SLAM: Where did you grow up?

Alex Len: I grew up in a small town in the Ukraine called Anthracite. It’s probably about 60,000 people. They’re really hard working, and the No. 1 thing people do there is coal mining.

SLAM: When you were growing up, did you think you would be a coal miner?

AL: I had no idea what I was going to be, but my father and grandfather both worked in the mines. It was definitely something I didn’t want to do, because of my height. My mom was like, “You want to be crawling there in the mines?” I was like, Nah. So she said I had to work hard in school. Around that time, I started growing really fast—and I started doing gymnastics. After that, a basketball coach saw me and pulled me into basketball.

SLAM: Are you parents really tall?

AL: My dad is like 6-3; my mom is 5-10. My height is from out of nowhere. For like four years, I would go to gymnastics, then 90 minutes of chess club. I was the youngest and the tallest in the group, though, and the coach told me I wouldn’t be any good in gymnastics. But I always liked it—I liked the jumping, flipping and acrobatic stuff—so I kept going until the basketball coach found me.

SLAM: How old were you?

AL: Twelve or 13. I played a little ball before that for fun, but it wasn’t serious. I was mostly into soccer because we didn’t really have basketball courts as much as we did soccer fields.
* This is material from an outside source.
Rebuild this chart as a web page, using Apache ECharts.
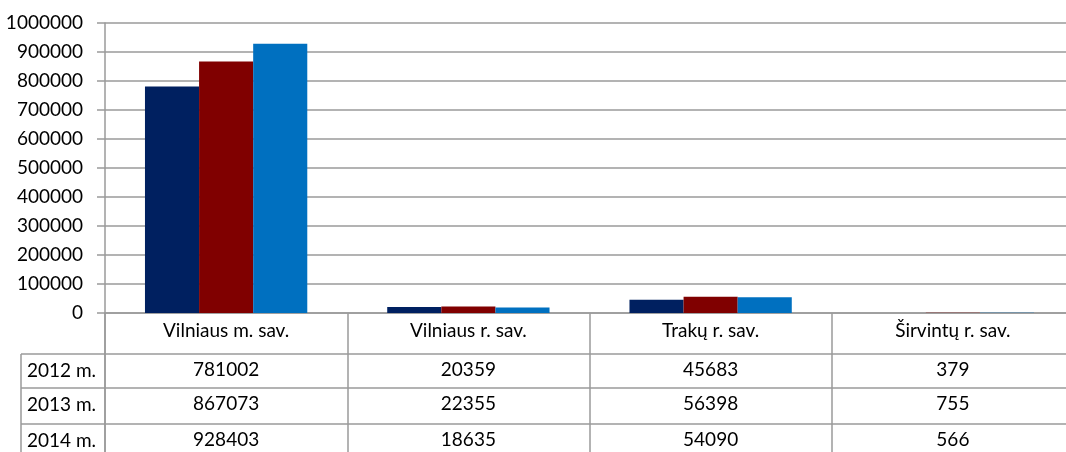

SLAM: You started taking basketball seriously at 12. What did that mean?

AL: Three days a week I would go practice, and that was mostly a scrimmage. We’d play fives and have fun. One year, when I was 14, we went to a state championship and people saw the potential in me. After that, I got recruited to a bigger school in a different town. That’s when I got serious. I had practices twice a day.

SLAM: What was the goal?

AL: There was no way I was thinking about America or the NBA. It was just a chance to get out of town and do something different. When I was 16, I went to a few tournaments with my national team and played good. That’s when I started getting recruited.

SLAM: Did you follow the NBA as a kid?

AL: Oh, yeah. I was a big Celtics fan. The year they won [2008], I watched every single game.

SLAM: What was it like when you came to America for the first time?

AL: It was cool. I was recruited heavily by Maryland. By the time I got there for a visit, though, the guy who had recruited me had gone to Virginia Tech. So I visited both schools, but I had already made up my mind and went to Maryland.

SLAM: There probably weren’t many Terps who spoke Ukrainian. What was it like when you got there?

AL: It was fun, because it’s basketball. The language, originally, was a barrier. Being new to the country was a barrier. I learned fast, though.

SLAM: When did you realize you belonged?

AL: After my freshman year, I saw a bunch of the UNC guys get drafted. When I saw that I was like, I’ve played against all those guys! That’s when I thought I’d have a shot.

SLAM: This past year was a tumultuous one for the Ukraine. What is that like for you?

AL: It’s tough. My grandparents are still there, and I’m actually from the area where the war is going on. A few months ago, my grandparents were here and I tried getting them to stay, but they are set in their ways and didn’t want to leave.

SLAM: Do you talk about it with your teammates?

AL: Yeah, whoever asks, I tell them what’s happening. It’s hard, though. They don’t really show it on the news, and every channel is saying something different, so it’s confusing.

SLAM: When you play, do you feel like you’re repping for your whole country?

AL: Definitely. I’m honored, being out here, representing my country.